Beginning Monday, we will begin offering our endorsements in a number of the local elections that will be on the ballot on April 9.

But first, let’s step back and provide a little perspective on the process, why we do it and how we hope the community benefits from the exercise. Some of what we say here may sound familiar. If it does, it’s because we said many of the same things last October when we set the stage for our endorsements in last November’s elections.

Just as we believe voting is a part of every citizen’s obligation to the community, we believe that endorsements are part of our obligation. Those two obligations, in fact, are intertwined.

Obviously, when we endorse a candidate, or take a position on a referendum, we hope those stamps of approval or disapproval are factors in your decision about how to vote.

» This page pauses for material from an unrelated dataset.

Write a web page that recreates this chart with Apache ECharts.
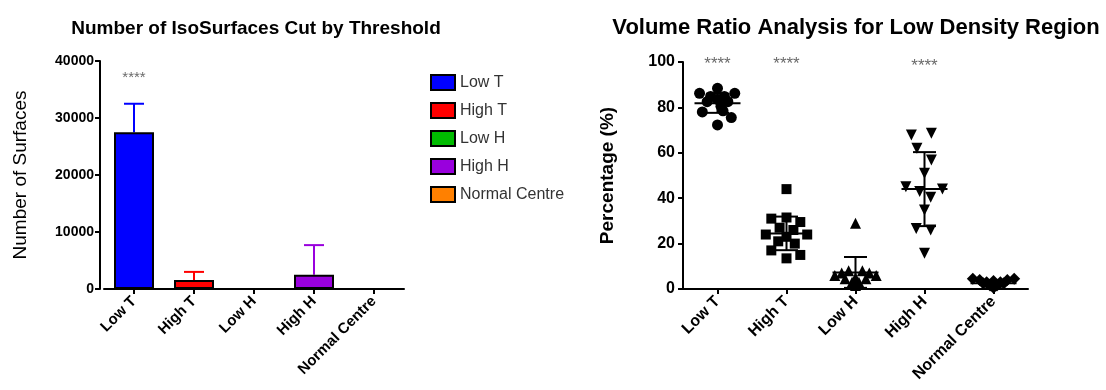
<!DOCTYPE html>
<html><head><meta charset="utf-8">
<script src="https://cdn.jsdelivr.net/npm/echarts@6/dist/echarts.min.js"></script>
<style>html,body{margin:0;padding:0;background:#fff}#c{width:1106px;height:390px}</style>
</head><body><div id="c"></div>
<script>
// ---- data ----
const categories = ['Low T', 'High T', 'Low H', 'High H', 'Normal Centre'];
const barColors = ['#0000FF', '#FF0000', '#00BB00', '#9900DD', '#FF8000'];
const surfaceMeans = [27500, 1600, 0, 2500, 0];
const surfaceSD = [5000, 1400, 0, 5200, 0];
const leftStars = [[0, 37000]];

const lowTValues   = [88.4, 86.2, 86.2, 84.8, 84.8, 83.5, 82.5, 82.5, 80.5, 78, 78.5, 75.5, 72.3];
const lowTOffsets  = [0, -0.26, 0.25, -0.1, 0.1, 0, -0.15, 0.15, 0.05, -0.22, 0.08, 0.2, 0];
const highTValues  = [44, 31, 31.5, 29.5, 27, 26, 24, 24, 23, 21, 20, 17, 15, 13.5];
const highTOffsets = [0, -0.22, 0, 0.2, -0.1, 0.1, -0.3, 0.3, 0, -0.12, 0.12, -0.22, 0.2, 0];
const lowHValues   = [29, 6, 7, 8, 8, 7, 6, 4.5, 4.5, 3, 3, 1.5, 5];
const lowHOffsets  = [0, -0.3, -0.2, -0.1, 0.1, 0.2, 0.3, -0.15, 0.15, -0.05, 0.05, 0, 0];
const highHValues  = [67.8, 68.6, 62, 56.8, 51, 45, 44, 42.9, 40.4, 34.8, 26.7, 26, 15.7];
const highHOffsets = [-0.19, 0.1, -0.11, 0.1, 0, -0.27, 0.26, -0.07, 0.09, 0, -0.12, 0.09, 0];
const normValues   = [4.5, 4, 3, 2, 3, 4, 4.5, 2.5, 2.5, 0.5, 1.5, 1.5, 3.5];
const normOffsets  = [-0.3, -0.2, -0.1, 0, 0.1, 0.2, 0.3, -0.15, 0.15, 0, -0.05, 0.05, 0];
const ratioMeans = [81.8, 24.5, 7.3, 44, 2.5];
const ratioSD    = [4.2, 7.4, 6.8, 16.3, 1.5];
const rightStars = [[0, 99], [1, 99], [3, 98.3]];

const groups = [
  { v: lowTValues, o: lowTOffsets, symbol: 'circle', size: 11, rot: 0 },
  { v: highTValues, o: highTOffsets, symbol: 'rect', size: 10, rot: 0 },
  { v: lowHValues, o: lowHOffsets, symbol: 'triangle', size: 11, rot: 0 },
  { v: highHValues, o: highHOffsets, symbol: 'triangle', size: 11, rot: 180 },
  { v: normValues, o: normOffsets, symbol: 'diamond', size: 12, rot: 0 }
];

const FONT = 'Liberation Sans, Arial, sans-serif';
const chart = echarts.init(document.getElementById('c'));

const axisLineStyle = { show: true, onZero: false, lineStyle: { color: '#000', width: 2 } };
const tickStyle = { show: true, length: 5, lineStyle: { color: '#000', width: 2 } };

const series = [];
categories.forEach((c, i) => {
  series.push({
    name: c, type: 'bar', stack: 'all', xAxisIndex: 0, yAxisIndex: 0,
    barWidth: 40, z: 3,
    itemStyle: { color: barColors[i], borderColor: '#000', borderWidth: 2 },
    data: categories.map((_, j) => (j === i ? surfaceMeans[i] : '-'))
  });
});
series.push({
  type: 'custom', xAxisIndex: 0, yAxisIndex: 0, z: 2,
  data: categories.map((_, i) => [i, surfaceMeans[i], surfaceSD[i]]),
  encode: { x: 0, y: 1 },
  renderItem: function (params, api) {
    const i = api.value(0), m = api.value(1), s = api.value(2);
    if (!s) return null;
    const p0 = api.coord([i, m]), p1 = api.coord([i, m + s]);
    const st = { stroke: barColors[i], lineWidth: 2 };
    return { type: 'group', children: [
      { type: 'line', shape: { x1: p0[0], y1: p0[1], x2: p1[0], y2: p1[1] }, style: st },
      { type: 'line', shape: { x1: p1[0] - 10, y1: p1[1], x2: p1[0] + 10, y2: p1[1] }, style: st }
    ] };
  }
});
series.push({
  type: 'scatter', xAxisIndex: 0, yAxisIndex: 0, symbolSize: 1,
  itemStyle: { color: 'rgba(0,0,0,0)' }, silent: true,
  label: { show: true, position: 'inside', formatter: '****', fontFamily: FONT, fontSize: 15, color: '#444' },
  data: leftStars
});
groups.forEach((g, i) => {
  series.push({
    type: 'scatter', xAxisIndex: 2, yAxisIndex: 1, z: 4,
    symbol: g.symbol, symbolSize: g.size, symbolRotate: g.rot,
    itemStyle: { color: '#000', opacity: 1 },
    data: g.v.map((v, k) => [i + g.o[k], v])
  });
});
series.push({
  type: 'custom', xAxisIndex: 1, yAxisIndex: 1, z: 5,
  data: categories.map((_, i) => [i, ratioMeans[i], ratioSD[i]]),
  encode: { x: 0, y: 1 },
  renderItem: function (params, api) {
    const i = api.value(0), m = api.value(1), s = api.value(2);
    const pm = api.coord([i, m]), pt = api.coord([i, m + s]), pb = api.coord([i, Math.max(0, m - s)]);
    const st = { stroke: '#000', lineWidth: 2 };
    return { type: 'group', children: [
      { type: 'line', shape: { x1: pm[0] - 23, y1: pm[1], x2: pm[0] + 23, y2: pm[1] }, style: st },
      { type: 'line', shape: { x1: pt[0], y1: pt[1], x2: pb[0], y2: pb[1] }, style: st },
      { type: 'line', shape: { x1: pt[0] - 11.5, y1: pt[1], x2: pt[0] + 11.5, y2: pt[1] }, style: st },
      { type: 'line', shape: { x1: pb[0] - 11.5, y1: pb[1], x2: pb[0] + 11.5, y2: pb[1] }, style: st }
    ] };
  }
});
series.push({
  type: 'scatter', xAxisIndex: 1, yAxisIndex: 1, symbolSize: 1,
  itemStyle: { color: 'rgba(0,0,0,0)' }, silent: true,
  label: { show: true, position: 'inside', formatter: '****', fontFamily: FONT, fontSize: 17, color: '#444' },
  data: rightStars
});

chart.setOption({
  animation: false,
  textStyle: { fontFamily: FONT },
  title: [
    { text: 'Number of IsoSurfaces Cut by Threshold', left: 251, top: 14, textAlign: 'center',
      textStyle: { fontFamily: FONT, fontSize: 19, fontWeight: 'bold', color: '#000' } },
    { text: 'Volume Ratio Analysis for Low Density Region', left: 851, top: 12, textAlign: 'center',
      textStyle: { fontFamily: FONT, fontSize: 22, fontWeight: 'bold', color: '#000' } }
  ],
  legend: {
    orient: 'vertical', left: 425, top: 69, itemWidth: 24, itemHeight: 15, itemGap: 11,
    icon: 'rect', data: categories,
    textStyle: { fontFamily: FONT, fontSize: 16, color: '#333' }
  },
  grid: [
    { left: 104, top: 61, width: 300, height: 228 },
    { left: 683, top: 62, width: 345, height: 227 }
  ],
  xAxis: [
    { type: 'category', gridIndex: 0, data: categories, axisLine: axisLineStyle,
      axisTick: Object.assign({ alignWithLabel: true }, tickStyle),
      axisLabel: { rotate: 45, margin: 10, fontFamily: FONT, fontSize: 15, fontWeight: 'bold', color: '#000' } },
    { type: 'category', gridIndex: 1, data: categories, axisLine: axisLineStyle,
      axisTick: Object.assign({ alignWithLabel: true }, tickStyle),
      axisLabel: { rotate: 45, margin: 10, fontFamily: FONT, fontSize: 16, fontWeight: 'bold', color: '#000' } },
    { type: 'value', gridIndex: 1, min: -0.5, max: 4.5, show: false }
  ],
  yAxis: [
    { type: 'value', gridIndex: 0, min: 0, max: 40000, interval: 10000, offset: 4,
      name: 'Number of Surfaces', nameLocation: 'middle', nameGap: 70,
      nameTextStyle: { fontFamily: FONT, fontSize: 19, color: '#000' },
      axisLine: axisLineStyle, axisTick: tickStyle, splitLine: { show: false },
      axisLabel: { margin: 6, formatter: function (v) { return String(v); },
        fontFamily: FONT, fontSize: 14, fontWeight: 'bold', color: '#000' } },
    { type: 'value', gridIndex: 1, min: 0, max: 100, interval: 20,
      name: 'Percentage (%)', nameLocation: 'middle', nameGap: 66,
      nameTextStyle: { fontFamily: FONT, fontSize: 19, fontWeight: 'bold', color: '#000' },
      axisLine: axisLineStyle, axisTick: tickStyle, splitLine: { show: false },
      axisLabel: { margin: 8, fontFamily: FONT, fontSize: 16, fontWeight: 'bold', color: '#000' } }
  ],
  series: series
});
</script>
</body></html>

We expend a great deal of time, thought and energy into them. We feel an obligation not only to make them but to make them thoughtfully. Largely, the idea is to provide you with the benefit of the sometimes better access we have to the candidates and the political processes.

But that doesn’t mean we know everything or that we view our endorsements as sacrosanct. The endorsements are made by a group of editors who are human, and like all humans, we’re subject to our share of mistakes. There have been times, we must admit, when we later regret an endorsement we made — just as, we suspect, there may have been times when you later regret a vote you cast.

Beyond that, many of our endorsements are extremely close calls. Especially in local races. So often, we find there are more good candidates running — informed people who genuinely want to give back to their communities — than there are positions being elected.

While it makes for difficult endorsements, that’s obviously a good thing for all of us and speaks well of the wellspring of character and talent in the suburbs.

Meanwhile, our priority here isn’t to influence your vote but rather to engage you and your neighbors in the process. To get our readers to think and debate. To get our readers to vote.

That’s the linkage between our role in the democracy and yours, the linkage between our obligation to endorse and your obligation to vote.

Our endorsement, in the final analysis, is just an opinion. An informed one, we hope, but just that, an opinion. We view it ideally as one factor of many to consider in preparing to vote.

The real aim here is to spur voters to deliberate, to research, to accept the obligation of voting with seriousness of purpose.

We said it last October and it bears repeating: That seriousness of purpose, that’s the key. That’s how we all make for a better community and a better country — a thoughtful partnership for the greater good.

Let’s all put in the necessary work to make election day on April 9 the sacred holiday of democracy that it’s meant to be.